Это была какая-то фантасмагория. Дымный, серый, плотный, промозглый воздух, в котором сочится красноватый тусклый электрический свет; окно, заткнутое серой подушкой, — впрочем, оно далеко от лампочки, и его почти не видно; протянутые над нарами веревочки, на которых висит — и не сохнет — какое-то бельишко; сопение и возня в темноте под нарами и на нижнем ярусе; и эта пляска под потолком, и выкрики, слова, которые не уходят, висят здесь же вместе с дымом…

Может быть, к камере снаружи подходил надзиратель, может быть, он призывал к приличествующей тюрьме тишине — ничего этого слышно не было, запертая дверь отделяла камеру от всего мира. День ли еще был или ночь, до или после отбоя — узнать невозможно. Вот когда раздатчик принесет хлеб — тогда, значит, утро.

Девочки нескоро угомонились — но все равно сном и не пахло. Шли обсуждения «за жизнь», девочки разбились на группки. Поблизости от меня шестнадцатилетняя девушка советовалась с другими, как ей быть. Она беременна, уже на пятом месяце. Ее отправляют в детскую колонию, это-то хорошо, лучше, чем взрослый лагерь. Но если узнают о беременности, во-первых, в детскую колонию не пошлют, во-вторых, будут заставлять сделать аборт, «а я назло Петьке (или Федьке, или Ваське) рожу, пусть знает, падла», — и т. д., и т. п. Слушательницы советовали ей разное, то одно, то другое — противоположное, в зависимости от того, какую точку зрения принимала в данный момент сама рассказчица.

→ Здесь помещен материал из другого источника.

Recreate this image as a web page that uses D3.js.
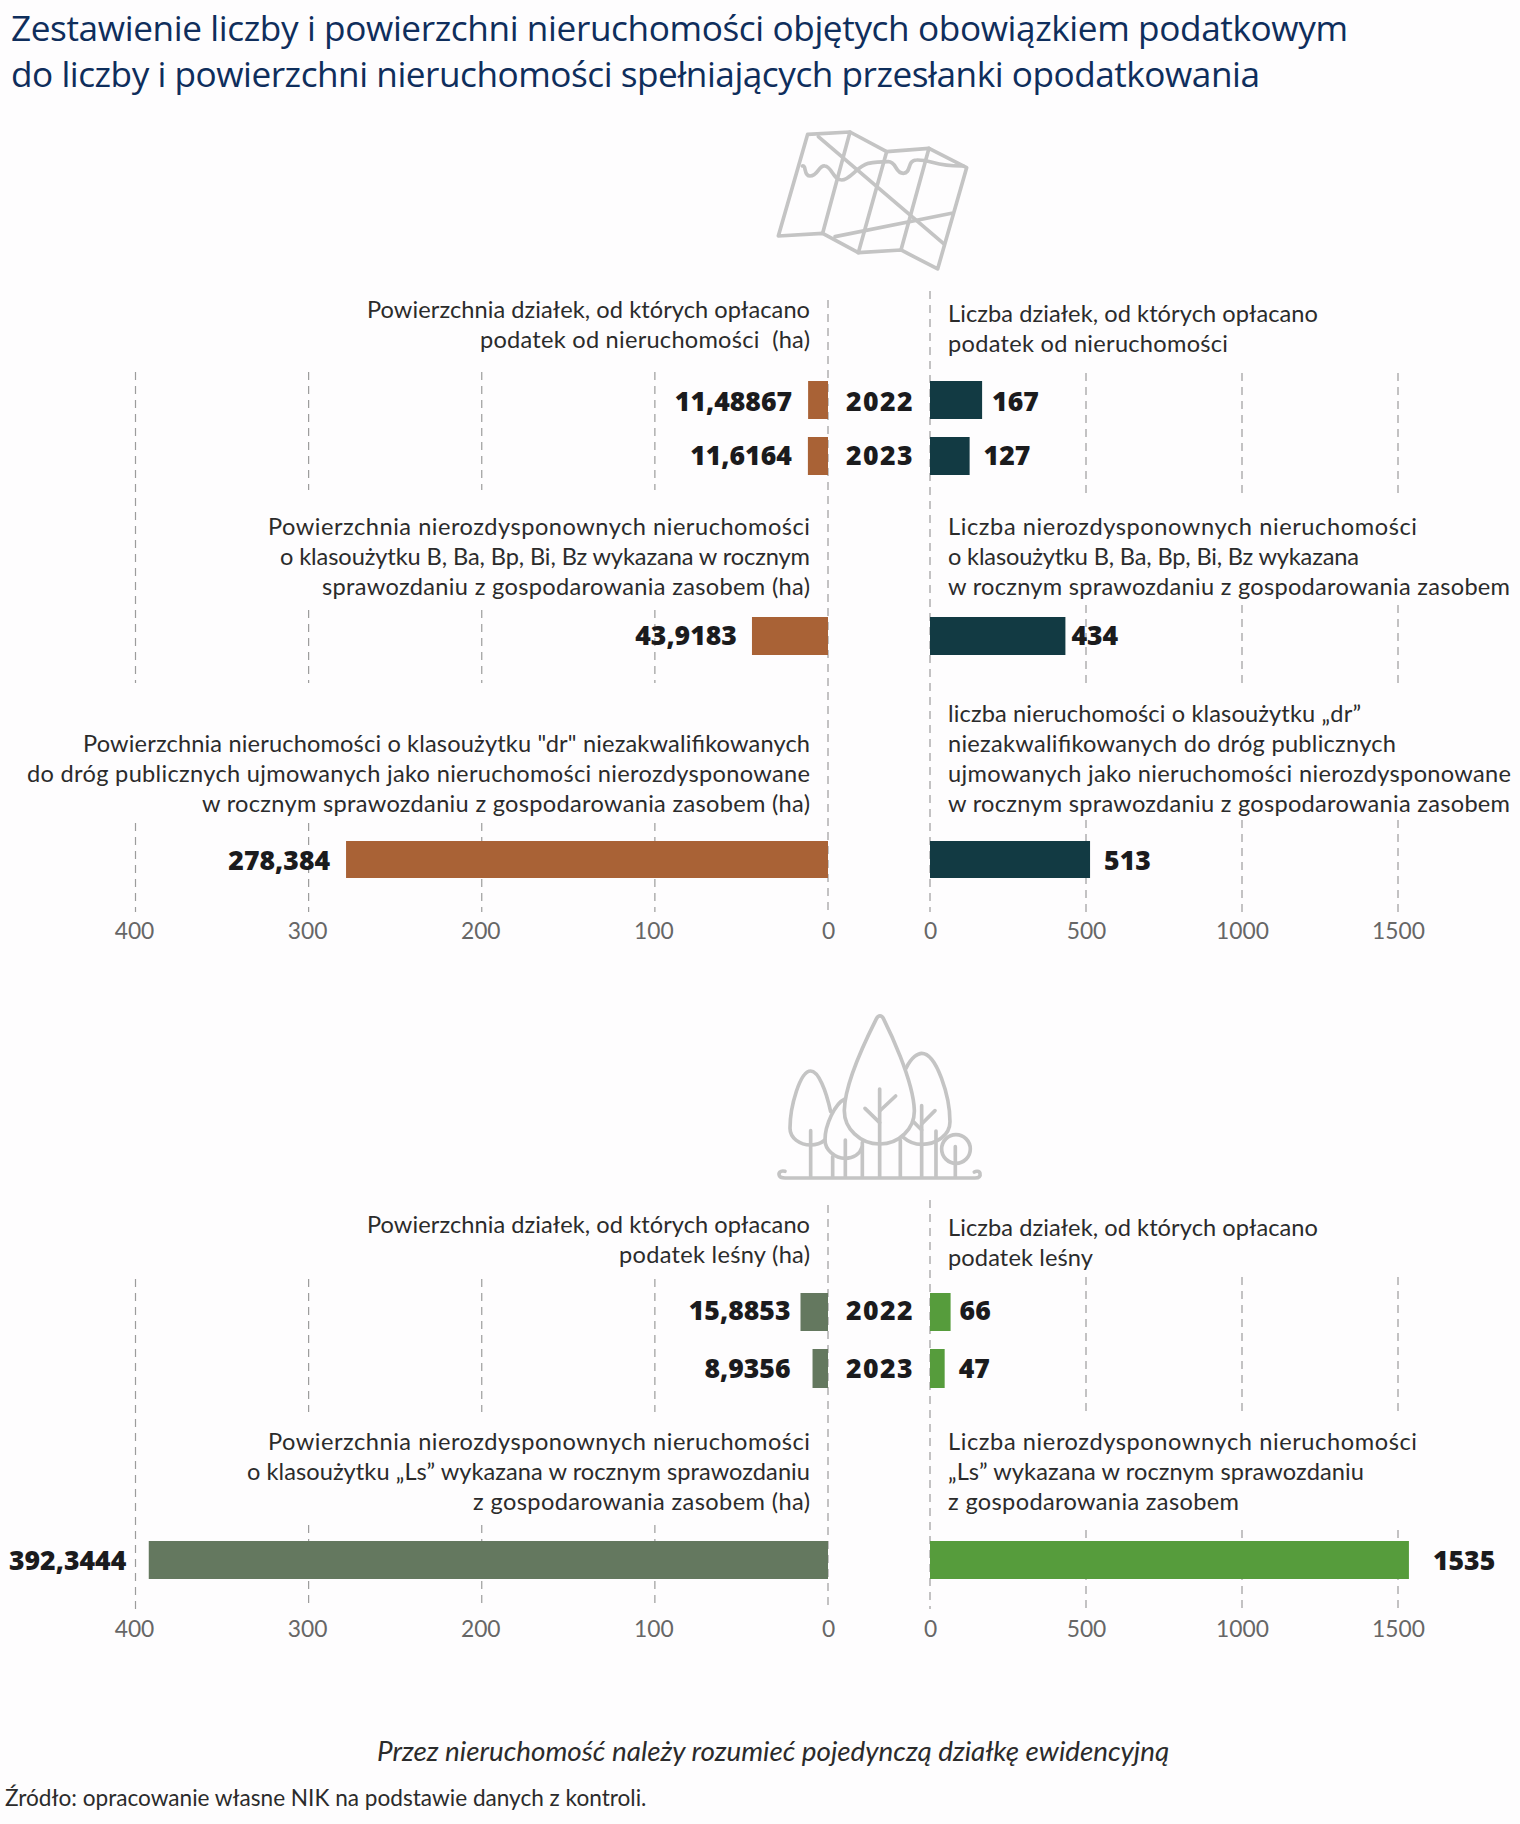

На дальнем конце нар моя попутчица тунеядка Люба заливала о своей легкой жизни в Москве. У моей соседки Нины началась истерика. Сначала она тихо плакала, потом стала всхлипывать громко, тяжелыми стонами. Некоторые девочки, слышавшие рыдания Нины, на секунду отрывались от своих разговоров и что-нибудь говорили ей: «Не расстраивайся заранее, еще успеешь!», «Ну хватит! Сейчас все тут будем реветь — нам, что ли, лучше, чем тебе?», «Мамочку вспомнила?» Конечно, из-за этих реплик Нина рыдала еще сильнее. Впрочем, девочки реагировали на истерику не очень горячо; видно, для них такие сцены не были чем-то необычным.

Я протянула руку и стала гладить Нину по голове, успокаивая ее. Она постепенно затихла. Но тут Роза ткнулась мне в бок с правой стороны. Она ввинтила свою голову мне под правую руку, и мне ничего не оставалось, кроме как погладить и ее черные кудри. Она замерла. В ногах у нас присели еще две девочки и глядели на моих соседок с завистью. «Тетя Лариса, и меня погладьте», — попросила одна. Девочки поползли ко мне со всех сторон, как котята к кошке. Даже Дина не удержалась, ей тоже захотелось получить долю ласки.

Я не знаю, какова обстановка в детской колонии, куда попадают такие вот подростки. Судя по рассказам моих свердловских сокамерниц — Лиды и других двух, — во всяком случае формальная, казенная, лишенная всякого тепла. Достаточно вспомнить хотя бы тяжелые грубые ботинки, в которые все они были обуты. Возможно, есть исключения в лучшую сторону, есть исключения в худшую. А пока они еще доберутся до колонии, насидятся в таких вот тюрьмах, пересыльных камерах, как эта. Как там будут их кормить в колонии — тоже вопрос (свердловские «малолетки» выглядели не истощенными, но сильно отставшими в физическом развитии); а здесь — голодно, девочки съедают всю свою дневную хлебную пайку с утра, в обед вылизывают алюминиевые миски, просят добавки этих помоев, но кто ж им даст добавки!